§ Directions
Leave out the pictures, and retype only the lines from the beginning of the material through the line that contains "import pandas as pd", including both.

§ Data lines

━━━━━━

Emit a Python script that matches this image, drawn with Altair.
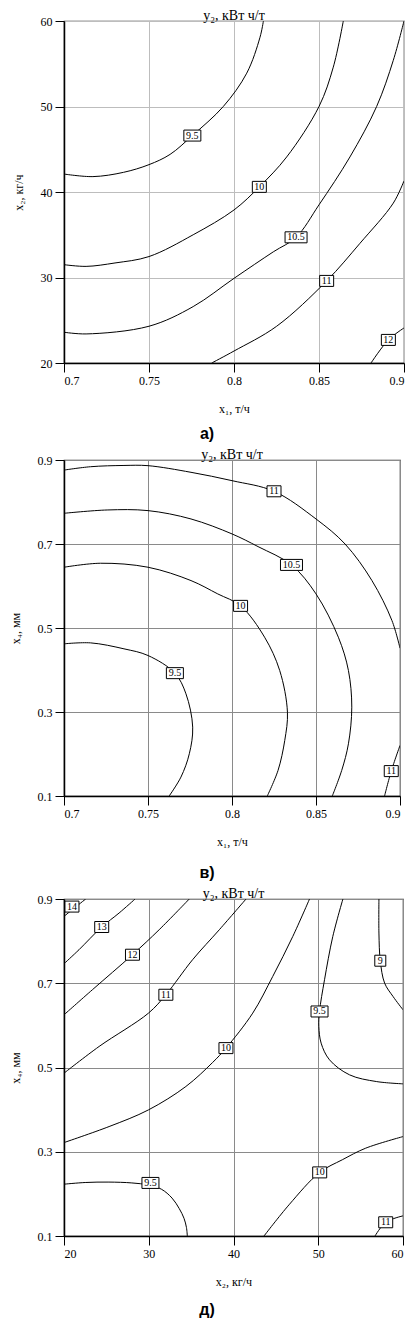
import altair as alt
import pandas as pd

# ---------------- Panel а) : x1 (т/ч) vs x2 (кг/ч) ----------------
a_c95 = [(0.700, 42.1), (0.717, 41.8), (0.735, 42.3), (0.750, 43.2), (0.7624, 44.4),
         (0.7755, 46.6), (0.7937, 50.0), (0.8075, 53.9), (0.8153, 58.1), (0.8173, 60.0)]
a_c10 = [(0.700, 31.5), (0.713, 31.3), (0.730, 31.7), (0.750, 32.45), (0.776, 35.0),
         (0.800, 37.9), (0.8149, 40.6), (0.831, 44.1), (0.850, 50.0), (0.8584, 54.6), (0.8643, 60.0)]
a_c105 = [(0.700, 23.6), (0.713, 23.4), (0.750, 24.3), (0.776, 26.6), (0.800, 29.9),
          (0.8231, 33.0), (0.8365, 34.7), (0.850, 38.5), (0.8682, 44.1), (0.8839, 50.0),
          (0.8937, 55.4), (0.900, 60.0)]
a_c11 = [(0.7869, 20.0), (0.800, 21.4), (0.8251, 24.3), (0.8545, 29.6), (0.8741, 34.0),
         (0.8937, 38.7), (0.900, 41.3)]
a_c12 = [(0.8806, 20.0), (0.8908, 22.7), (0.900, 24.1)]
a_labels = [(0.7755, 46.6, "9.5"), (0.8149, 40.6, "10"), (0.8365, 34.7, "10.5"),
            (0.8545, 29.6, "11"), (0.8908, 22.7, "12")]

# ---------------- Panel в) : x1 (т/ч) vs x4 (мм) ----------------
b_c11 = [(0.700, 0.876), (0.7158, 0.884), (0.7357, 0.887), (0.750, 0.8865), (0.7756, 0.8707),
         (0.800, 0.8508), (0.825, 0.8255), (0.850, 0.7596), (0.8673, 0.700), (0.8833, 0.6129),
         (0.8952, 0.5178), (0.900, 0.4520)]
b_c105 = [(0.700, 0.7731), (0.7257, 0.781), (0.750, 0.7795), (0.7756, 0.7596), (0.800, 0.724),
          (0.8155, 0.6938), (0.8354, 0.6502), (0.850, 0.5812), (0.8633, 0.4781), (0.8693, 0.3988),
          (0.8713, 0.3116), (0.8693, 0.2243), (0.8653, 0.1609), (0.8597, 0.100)]
b_c10 = [(0.700, 0.6447), (0.7217, 0.6542), (0.750, 0.6447), (0.7756, 0.6129), (0.7915, 0.5812),
         (0.8051, 0.5527), (0.8194, 0.4781), (0.8284, 0.3988), (0.833, 0.2997), (0.8314, 0.2323),
         (0.8274, 0.1609), (0.821, 0.100)]
b_c95 = [(0.700, 0.4623), (0.7158, 0.4646), (0.7357, 0.4504), (0.750, 0.4345), (0.766, 0.3925),
         (0.7726, 0.3433), (0.7766, 0.264), (0.7746, 0.2006), (0.7696, 0.145), (0.7626, 0.100)]
b_c11b = [(0.8908, 0.100), (0.8948, 0.1593), (0.900, 0.2204)]
b_labels = [(0.825, 0.8255, "11"), (0.8354, 0.6502, "10.5"), (0.8051, 0.5527, "10"),
            (0.766, 0.3925, "9.5"), (0.8948, 0.1593, "11")]

# ---------------- Panel д) : x2 (кг/ч) vs x4 (мм) ----------------
d_c14 = [(20.0, 0.8588), (21.0, 0.875), (22.56, 0.900)]
d_c13 = [(20.0, 0.7463), (21.77, 0.7796), (24.45, 0.8335), (26.5, 0.8667), (28.39, 0.900)]
d_c12 = [(20.0, 0.6251), (23.35, 0.6846), (28.08, 0.7677), (31.23, 0.8271), (34.78, 0.900)]
d_c11 = [(20.0, 0.4865), (24.14, 0.5499), (29.97, 0.6291), (32.02, 0.6727), (35.17, 0.7558),
         (38.33, 0.8271), (41.48, 0.900)]
d_c10 = [(20.0, 0.3218), (25.32, 0.3598), (29.97, 0.3994), (34.38, 0.4549), (37.54, 0.512),
         (39.11, 0.546), (42.27, 0.6291), (44.63, 0.7162), (47.0, 0.8113), (48.97, 0.900)]
d_c95 = [(52.91, 0.900), (51.72, 0.8113), (50.74, 0.7083), (50.15, 0.6331), (50.07, 0.5974),
         (50.34, 0.5578), (51.33, 0.5182), (53.69, 0.4826), (56.85, 0.4667), (60.0, 0.4612)]
d_c9 = [(57.16, 0.900), (57.16, 0.8192), (57.32, 0.7535), (57.83, 0.7004), (58.82, 0.6687),
        (60.0, 0.637)]
d_c95b = [(20.0, 0.223), (22.5, 0.227), (25.3, 0.228), (28.0, 0.226), (30.0, 0.221),
          (31.5, 0.211), (32.75, 0.190), (33.6, 0.165), (34.16, 0.142), (34.45, 0.120),
          (34.55, 0.100)]
d_c10b = [(43.6, 0.100), (46.55, 0.174), (50.17, 0.251), (52.84, 0.281), (55.6, 0.3085),
          (60.0, 0.336)]
d_c11b = [(56.7, 0.100), (57.96, 0.1326), (60.0, 0.1478)]
d_labels = [(20.94, 0.882, "14"), (24.45, 0.8335, "13"), (28.08, 0.7677, "12"),
            (32.02, 0.6727, "11"), (39.11, 0.546, "10"), (50.15, 0.633, "9.5"),
            (57.32, 0.7535, "9"), (30.2, 0.226, "9.5"), (50.17, 0.251, "10"),
            (57.96, 0.1326, "11")]

TITLE = "y₂, кВт ч/т"
SERIF = "Liberation Serif"
BOX_W = {1: 11, 2: 14, 3: 17, 4: 22}


def panel(contours, labels, xdom, ydom, xticks, yticks, xtitle, ytitle, caption, w, h,
          cap_dy, grid):
    rows = []
    for cid, pts in enumerate(contours):
        for i, (x, y) in enumerate(pts):
            rows.append({"x": x, "y": y, "cid": cid, "ord": i})
    ldf = pd.DataFrame(rows)
    lab = pd.DataFrame([{"x": x, "y": y, "t": t, "n": len(t)} for x, y, t in labels])

    X = alt.X("x:Q", scale=alt.Scale(domain=xdom, nice=False, zero=False),
              axis=alt.Axis(values=xticks, format="~g", title=xtitle, gridColor=grid))
    Y = alt.Y("y:Q", scale=alt.Scale(domain=ydom, nice=False, zero=False),
              axis=alt.Axis(values=yticks, format="~g", title=ytitle, gridColor=grid))

    lines = alt.Chart(ldf).mark_line(color="black", strokeWidth=1,
                                     interpolate="catmull-rom", clip=True).encode(
        x=X, y=Y, detail="cid:N", order="ord:Q")
    layers = [lines]
    for n in sorted(set(lab["n"])):
        layers.append(
            alt.Chart(lab).transform_filter(alt.datum.n == int(n)).mark_rect(
                width=BOX_W[int(n)], height=11, fill="white", stroke="black",
                strokeWidth=1).encode(x="x:Q", y="y:Q"))
    layers.append(alt.Chart(lab).mark_text(font=SERIF, fontSize=10, color="black",
                                           align="center", baseline="middle").encode(
        x="x:Q", y="y:Q", text="t:N"))
    ttl = alt.Chart(pd.DataFrame({"t": [TITLE]})).mark_text(
        font=SERIF, fontSize=14, color="black", align="center", baseline="middle").encode(
        x=alt.value(w / 2), y=alt.value(-5), text="t:N")
    cap = alt.Chart(pd.DataFrame({"c": [caption]})).mark_text(
        font="Liberation Sans", fontWeight="bold", fontSize=16, color="black",
        align="center", baseline="middle").encode(
        x=alt.value(143), y=alt.value(h + cap_dy), text="c:N")
    layers += [ttl, cap]
    return alt.layer(*layers).properties(width=w, height=h)


pa = panel([a_c95, a_c10, a_c105, a_c11, a_c12], a_labels, [0.7, 0.9], [20, 60],
           [0.7, 0.75, 0.8, 0.85, 0.9], [20, 30, 40, 50, 60],
           "x₁, т/ч", "x₂, кг/ч", "а)", 340, 342, 71, "#bdbdbd")
pb = panel([b_c11, b_c105, b_c10, b_c95, b_c11b], b_labels, [0.7, 0.9], [0.1, 0.9],
           [0.7, 0.75, 0.8, 0.85, 0.9], [0.1, 0.3, 0.5, 0.7, 0.9],
           "x₁, т/ч", "x₄, мм", "в)", 336, 336, 77, "#8a8a8a")
pd_ = panel([d_c14, d_c13, d_c12, d_c11, d_c10, d_c95, d_c9, d_c95b, d_c10b, d_c11b],
            d_labels, [20, 60], [0.1, 0.9], [20, 30, 40, 50, 60], [0.1, 0.3, 0.5, 0.7, 0.9],
            "x₂, кг/ч", "x₄, мм", "д)", 339, 337, 74, "#8a8a8a")

chart = alt.vconcat(pa, pb, pd_, spacing=4).properties(
    padding={"left": 0, "top": 0, "right": 0, "bottom": 0}
).configure_axis(
    labelFont=SERIF, labelFontSize=12, labelColor="black", labelPadding=3,
    titleFont=SERIF, titleFontSize=12, titleFontWeight="normal", titleColor="black",
    domainColor="black", domainWidth=1.5, tickColor="black", tickSize=9, gridWidth=1
).configure_axisX(titlePadding=17).configure_axisY(titlePadding=15).configure_view(
    stroke="#333", strokeWidth=1.2)

chart.save("out.html", embed_options={"renderer": "svg", "actions": False})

━━━━━━

§ Response
Emit a Python script that matches this image, drawn with Altair.
import altair as alt
import pandas as pd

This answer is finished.